## EXERCISE DESCRIPTION
Restate all the material verbatim, except for the pictures.

## DATASET SECTION
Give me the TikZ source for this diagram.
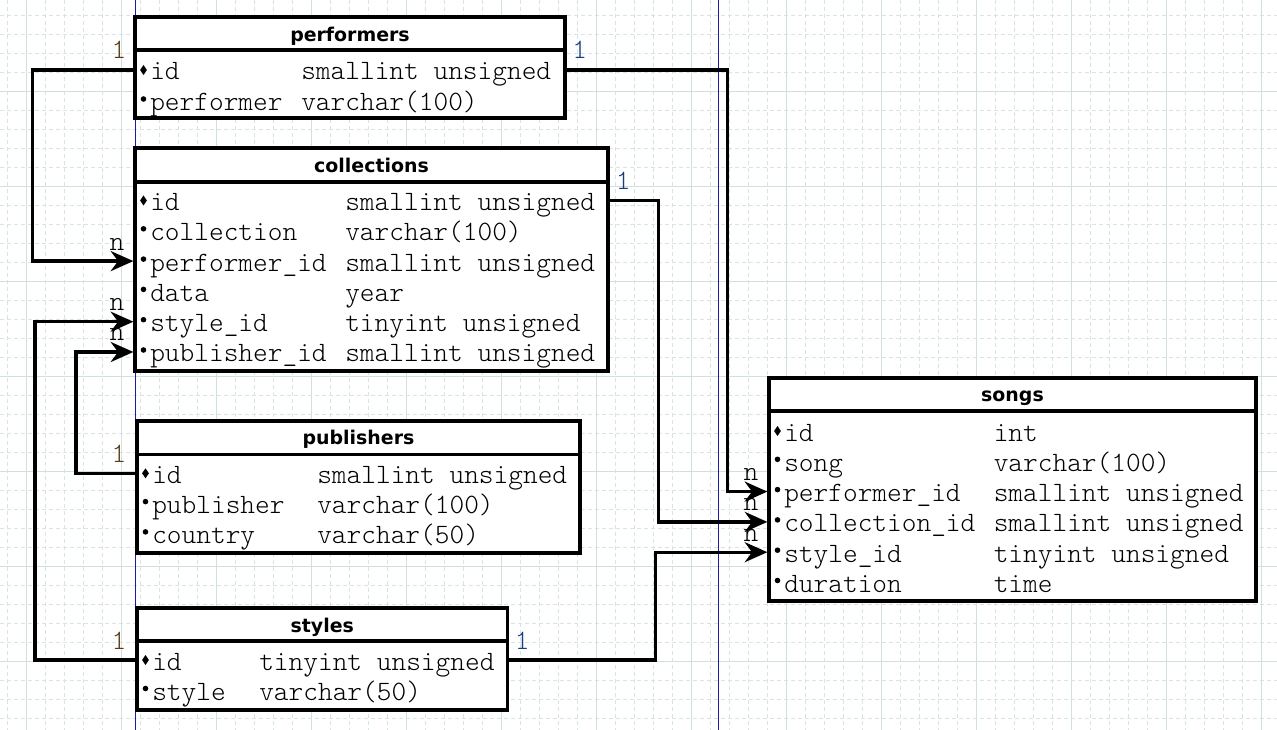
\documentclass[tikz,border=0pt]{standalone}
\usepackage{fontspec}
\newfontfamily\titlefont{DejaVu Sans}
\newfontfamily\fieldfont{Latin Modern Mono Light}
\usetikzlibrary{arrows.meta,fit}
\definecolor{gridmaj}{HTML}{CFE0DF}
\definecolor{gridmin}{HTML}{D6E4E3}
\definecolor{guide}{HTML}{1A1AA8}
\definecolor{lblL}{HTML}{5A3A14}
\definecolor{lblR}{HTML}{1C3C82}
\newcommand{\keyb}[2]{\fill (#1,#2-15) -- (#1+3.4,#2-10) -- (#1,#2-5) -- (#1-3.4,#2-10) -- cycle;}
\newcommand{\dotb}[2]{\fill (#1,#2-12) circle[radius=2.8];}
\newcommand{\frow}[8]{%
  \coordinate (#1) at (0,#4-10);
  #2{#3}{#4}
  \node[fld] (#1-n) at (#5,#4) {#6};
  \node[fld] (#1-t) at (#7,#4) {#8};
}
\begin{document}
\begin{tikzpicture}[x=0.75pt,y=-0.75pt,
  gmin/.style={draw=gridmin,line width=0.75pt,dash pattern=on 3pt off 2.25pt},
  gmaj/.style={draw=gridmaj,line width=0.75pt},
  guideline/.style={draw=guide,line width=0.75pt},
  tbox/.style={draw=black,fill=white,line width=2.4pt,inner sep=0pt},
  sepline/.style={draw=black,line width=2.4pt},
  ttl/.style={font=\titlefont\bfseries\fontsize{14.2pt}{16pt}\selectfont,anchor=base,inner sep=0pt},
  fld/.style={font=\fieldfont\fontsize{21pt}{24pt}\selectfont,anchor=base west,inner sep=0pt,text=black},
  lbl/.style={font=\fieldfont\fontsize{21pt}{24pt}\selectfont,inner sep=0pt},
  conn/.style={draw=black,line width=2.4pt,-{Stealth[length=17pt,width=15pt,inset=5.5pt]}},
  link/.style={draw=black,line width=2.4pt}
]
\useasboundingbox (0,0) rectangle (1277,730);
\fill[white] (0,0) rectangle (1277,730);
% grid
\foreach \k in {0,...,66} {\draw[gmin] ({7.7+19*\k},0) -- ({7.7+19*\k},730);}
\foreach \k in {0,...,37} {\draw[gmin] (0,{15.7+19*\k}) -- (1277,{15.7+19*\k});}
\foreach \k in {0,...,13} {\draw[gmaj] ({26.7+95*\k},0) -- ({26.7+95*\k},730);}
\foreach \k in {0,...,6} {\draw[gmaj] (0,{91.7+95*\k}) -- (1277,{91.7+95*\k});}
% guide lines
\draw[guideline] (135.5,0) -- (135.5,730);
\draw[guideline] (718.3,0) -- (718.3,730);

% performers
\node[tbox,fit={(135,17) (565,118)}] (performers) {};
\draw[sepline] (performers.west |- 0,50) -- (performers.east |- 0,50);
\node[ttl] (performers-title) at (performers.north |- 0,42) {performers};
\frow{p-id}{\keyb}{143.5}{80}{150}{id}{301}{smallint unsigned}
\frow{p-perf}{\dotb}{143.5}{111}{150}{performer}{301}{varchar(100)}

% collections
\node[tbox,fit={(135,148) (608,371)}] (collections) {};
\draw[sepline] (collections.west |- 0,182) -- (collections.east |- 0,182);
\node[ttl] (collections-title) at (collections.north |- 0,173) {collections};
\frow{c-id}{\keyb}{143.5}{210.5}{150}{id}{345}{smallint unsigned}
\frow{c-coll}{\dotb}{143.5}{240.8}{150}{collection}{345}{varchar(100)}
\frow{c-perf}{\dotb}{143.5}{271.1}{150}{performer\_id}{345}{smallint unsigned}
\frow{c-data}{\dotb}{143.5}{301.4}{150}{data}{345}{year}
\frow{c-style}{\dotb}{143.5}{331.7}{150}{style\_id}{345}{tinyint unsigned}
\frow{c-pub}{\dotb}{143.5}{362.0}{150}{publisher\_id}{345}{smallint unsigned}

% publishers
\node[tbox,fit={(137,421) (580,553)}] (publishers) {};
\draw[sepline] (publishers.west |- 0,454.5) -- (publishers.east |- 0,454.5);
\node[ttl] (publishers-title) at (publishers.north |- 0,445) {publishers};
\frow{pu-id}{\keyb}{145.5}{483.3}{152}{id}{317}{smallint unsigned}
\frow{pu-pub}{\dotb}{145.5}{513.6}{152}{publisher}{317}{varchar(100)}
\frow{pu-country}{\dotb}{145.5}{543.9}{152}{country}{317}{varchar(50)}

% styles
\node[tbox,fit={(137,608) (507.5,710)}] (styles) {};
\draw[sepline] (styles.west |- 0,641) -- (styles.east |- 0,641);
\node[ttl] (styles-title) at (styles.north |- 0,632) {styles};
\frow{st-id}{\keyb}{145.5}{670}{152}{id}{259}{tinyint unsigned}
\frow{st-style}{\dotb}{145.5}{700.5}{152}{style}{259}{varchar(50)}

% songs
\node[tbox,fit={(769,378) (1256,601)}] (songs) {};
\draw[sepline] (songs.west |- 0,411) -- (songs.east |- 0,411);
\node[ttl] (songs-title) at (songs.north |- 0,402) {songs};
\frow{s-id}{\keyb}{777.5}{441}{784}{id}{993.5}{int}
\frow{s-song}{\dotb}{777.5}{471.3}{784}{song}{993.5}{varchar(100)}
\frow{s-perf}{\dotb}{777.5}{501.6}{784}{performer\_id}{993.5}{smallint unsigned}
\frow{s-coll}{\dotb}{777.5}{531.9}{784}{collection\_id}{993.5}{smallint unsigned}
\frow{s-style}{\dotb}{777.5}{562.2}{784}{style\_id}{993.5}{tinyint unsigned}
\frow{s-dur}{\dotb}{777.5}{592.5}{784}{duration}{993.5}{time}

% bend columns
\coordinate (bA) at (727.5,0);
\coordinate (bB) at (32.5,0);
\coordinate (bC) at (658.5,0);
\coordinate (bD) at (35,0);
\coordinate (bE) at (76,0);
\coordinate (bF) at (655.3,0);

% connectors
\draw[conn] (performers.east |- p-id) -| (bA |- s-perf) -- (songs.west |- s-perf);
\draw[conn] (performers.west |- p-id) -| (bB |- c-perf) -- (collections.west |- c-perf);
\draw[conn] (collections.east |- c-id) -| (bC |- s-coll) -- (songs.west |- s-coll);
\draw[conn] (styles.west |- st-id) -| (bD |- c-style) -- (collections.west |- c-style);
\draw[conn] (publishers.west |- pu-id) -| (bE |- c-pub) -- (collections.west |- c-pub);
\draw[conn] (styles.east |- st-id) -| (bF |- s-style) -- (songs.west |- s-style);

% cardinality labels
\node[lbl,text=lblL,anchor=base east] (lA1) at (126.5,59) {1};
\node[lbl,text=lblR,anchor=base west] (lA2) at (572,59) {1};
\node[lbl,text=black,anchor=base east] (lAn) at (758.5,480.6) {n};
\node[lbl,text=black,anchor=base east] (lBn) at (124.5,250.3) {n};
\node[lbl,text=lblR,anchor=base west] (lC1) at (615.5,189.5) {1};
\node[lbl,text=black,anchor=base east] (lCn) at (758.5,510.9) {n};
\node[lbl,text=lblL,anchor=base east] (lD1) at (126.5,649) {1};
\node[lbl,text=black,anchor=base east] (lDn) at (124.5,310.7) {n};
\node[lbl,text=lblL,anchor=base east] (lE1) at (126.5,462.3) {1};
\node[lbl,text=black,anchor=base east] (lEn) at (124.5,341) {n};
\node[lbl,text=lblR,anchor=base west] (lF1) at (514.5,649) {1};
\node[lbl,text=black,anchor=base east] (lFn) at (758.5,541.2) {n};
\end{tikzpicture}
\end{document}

## RESULT BELOW
Give me the TikZ source for this diagram.
\documentclass[tikz,border=0pt]{standalone}
\usepackage{fontspec}
\newfontfamily\titlefont{DejaVu Sans}
\newfontfamily\fieldfont{Latin Modern Mono Light}
\usetikzlibrary{arrows.meta,fit}
\definecolor{gridmaj}{HTML}{CFE0DF}
\definecolor{gridmin}{HTML}{D6E4E3}
\definecolor{guide}{HTML}{1A1AA8}
\definecolor{lblL}{HTML}{5A3A14}
\definecolor{lblR}{HTML}{1C3C82}
\newcommand{\keyb}[2]{\fill (#1,#2-15) -- (#1+3.4,#2-10) -- (#1,#2-5) -- (#1-3.4,#2-10) -- cycle;}
\newcommand{\dotb}[2]{\fill (#1,#2-12) circle[radius=2.8];}
\newcommand{\frow}[8]{%
  \coordinate (#1) at (0,#4-10);
  #2{#3}{#4}
  \node[fld] (#1-n) at (#5,#4) {#6};
  \node[fld] (#1-t) at (#7,#4) {#8};
}
\begin{document}
\begin{tikzpicture}[x=0.75pt,y=-0.75pt,
  gmin/.style={draw=gridmin,line width=0.75pt,dash pattern=on 3pt off 2.25pt},
  gmaj/.style={draw=gridmaj,line width=0.75pt},
  guideline/.style={draw=guide,line width=0.75pt},
  tbox/.style={draw=black,fill=white,line width=2.4pt,inner sep=0pt},
  sepline/.style={draw=black,line width=2.4pt},
  ttl/.style={font=\titlefont\bfseries\fontsize{14.2pt}{16pt}\selectfont,anchor=base,inner sep=0pt},
  fld/.style={font=\fieldfont\fontsize{21pt}{24pt}\selectfont,anchor=base west,inner sep=0pt,text=black},
  lbl/.style={font=\fieldfont\fontsize{21pt}{24pt}\selectfont,inner sep=0pt},
  conn/.style={draw=black,line width=2.4pt,-{Stealth[length=17pt,width=15pt,inset=5.5pt]}},
  link/.style={draw=black,line width=2.4pt}
]
\useasboundingbox (0,0) rectangle (1277,730);
\fill[white] (0,0) rectangle (1277,730);
% grid
\foreach \k in {0,...,66} {\draw[gmin] ({7.7+19*\k},0) -- ({7.7+19*\k},730);}
\foreach \k in {0,...,37} {\draw[gmin] (0,{15.7+19*\k}) -- (1277,{15.7+19*\k});}
\foreach \k in {0,...,13} {\draw[gmaj] ({26.7+95*\k},0) -- ({26.7+95*\k},730);}
\foreach \k in {0,...,6} {\draw[gmaj] (0,{91.7+95*\k}) -- (1277,{91.7+95*\k});}
% guide lines
\draw[guideline] (135.5,0) -- (135.5,730);
\draw[guideline] (718.3,0) -- (718.3,730);

% performers
\node[tbox,fit={(135,17) (565,118)}] (performers) {};
\draw[sepline] (performers.west |- 0,50) -- (performers.east |- 0,50);
\node[ttl] (performers-title) at (performers.north |- 0,42) {performers};
\frow{p-id}{\keyb}{143.5}{80}{150}{id}{301}{smallint unsigned}
\frow{p-perf}{\dotb}{143.5}{111}{150}{performer}{301}{varchar(100)}

% collections
\node[tbox,fit={(135,148) (608,371)}] (collections) {};
\draw[sepline] (collections.west |- 0,182) -- (collections.east |- 0,182);
\node[ttl] (collections-title) at (collections.north |- 0,173) {collections};
\frow{c-id}{\keyb}{143.5}{210.5}{150}{id}{345}{smallint unsigned}
\frow{c-coll}{\dotb}{143.5}{240.8}{150}{collection}{345}{varchar(100)}
\frow{c-perf}{\dotb}{143.5}{271.1}{150}{performer\_id}{345}{smallint unsigned}
\frow{c-data}{\dotb}{143.5}{301.4}{150}{data}{345}{year}
\frow{c-style}{\dotb}{143.5}{331.7}{150}{style\_id}{345}{tinyint unsigned}
\frow{c-pub}{\dotb}{143.5}{362.0}{150}{publisher\_id}{345}{smallint unsigned}

% publishers
\node[tbox,fit={(137,421) (580,553)}] (publishers) {};
\draw[sepline] (publishers.west |- 0,454.5) -- (publishers.east |- 0,454.5);
\node[ttl] (publishers-title) at (publishers.north |- 0,445) {publishers};
\frow{pu-id}{\keyb}{145.5}{483.3}{152}{id}{317}{smallint unsigned}
\frow{pu-pub}{\dotb}{145.5}{513.6}{152}{publisher}{317}{varchar(100)}
\frow{pu-country}{\dotb}{145.5}{543.9}{152}{country}{317}{varchar(50)}

% styles
\node[tbox,fit={(137,608) (507.5,710)}] (styles) {};
\draw[sepline] (styles.west |- 0,641) -- (styles.east |- 0,641);
\node[ttl] (styles-title) at (styles.north |- 0,632) {styles};
\frow{st-id}{\keyb}{145.5}{670}{152}{id}{259}{tinyint unsigned}
\frow{st-style}{\dotb}{145.5}{700.5}{152}{style}{259}{varchar(50)}

% songs
\node[tbox,fit={(769,378) (1256,601)}] (songs) {};
\draw[sepline] (songs.west |- 0,411) -- (songs.east |- 0,411);
\node[ttl] (songs-title) at (songs.north |- 0,402) {songs};
\frow{s-id}{\keyb}{777.5}{441}{784}{id}{993.5}{int}
\frow{s-song}{\dotb}{777.5}{471.3}{784}{song}{993.5}{varchar(100)}
\frow{s-perf}{\dotb}{777.5}{501.6}{784}{performer\_id}{993.5}{smallint unsigned}
\frow{s-coll}{\dotb}{777.5}{531.9}{784}{collection\_id}{993.5}{smallint unsigned}
\frow{s-style}{\dotb}{777.5}{562.2}{784}{style\_id}{993.5}{tinyint unsigned}
\frow{s-dur}{\dotb}{777.5}{592.5}{784}{duration}{993.5}{time}

% bend columns
\coordinate (bA) at (727.5,0);
\coordinate (bB) at (32.5,0);
\coordinate (bC) at (658.5,0);
\coordinate (bD) at (35,0);
\coordinate (bE) at (76,0);
\coordinate (bF) at (655.3,0);

% connectors
\draw[conn] (performers.east |- p-id) -| (bA |- s-perf) -- (songs.west |- s-perf);
\draw[conn] (performers.west |- p-id) -| (bB |- c-perf) -- (collections.west |- c-perf);
\draw[conn] (collections.east |- c-id) -| (bC |- s-coll) -- (songs.west |- s-coll);
\draw[conn] (styles.west |- st-id) -| (bD |- c-style) -- (collections.west |- c-style);
\draw[conn] (publishers.west |- pu-id) -| (bE |- c-pub) -- (collections.west |- c-pub);
\draw[conn] (styles.east |- st-id) -| (bF |- s-style) -- (songs.west |- s-style);

% cardinality labels
\node[lbl,text=lblL,anchor=base east] (lA1) at (126.5,59) {1};
\node[lbl,text=lblR,anchor=base west] (lA2) at (572,59) {1};
\node[lbl,text=black,anchor=base east] (lAn) at (758.5,480.6) {n};
\node[lbl,text=black,anchor=base east] (lBn) at (124.5,250.3) {n};
\node[lbl,text=lblR,anchor=base west] (lC1) at (615.5,189.5) {1};
\node[lbl,text=black,anchor=base east] (lCn) at (758.5,510.9) {n};
\node[lbl,text=lblL,anchor=base east] (lD1) at (126.5,649) {1};
\node[lbl,text=black,anchor=base east] (lDn) at (124.5,310.7) {n};
\node[lbl,text=lblL,anchor=base east] (lE1) at (126.5,462.3) {1};
\node[lbl,text=black,anchor=base east] (lEn) at (124.5,341) {n};
\node[lbl,text=lblR,anchor=base west] (lF1) at (514.5,649) {1};
\node[lbl,text=black,anchor=base east] (lFn) at (758.5,541.2) {n};
\end{tikzpicture}
\end{document}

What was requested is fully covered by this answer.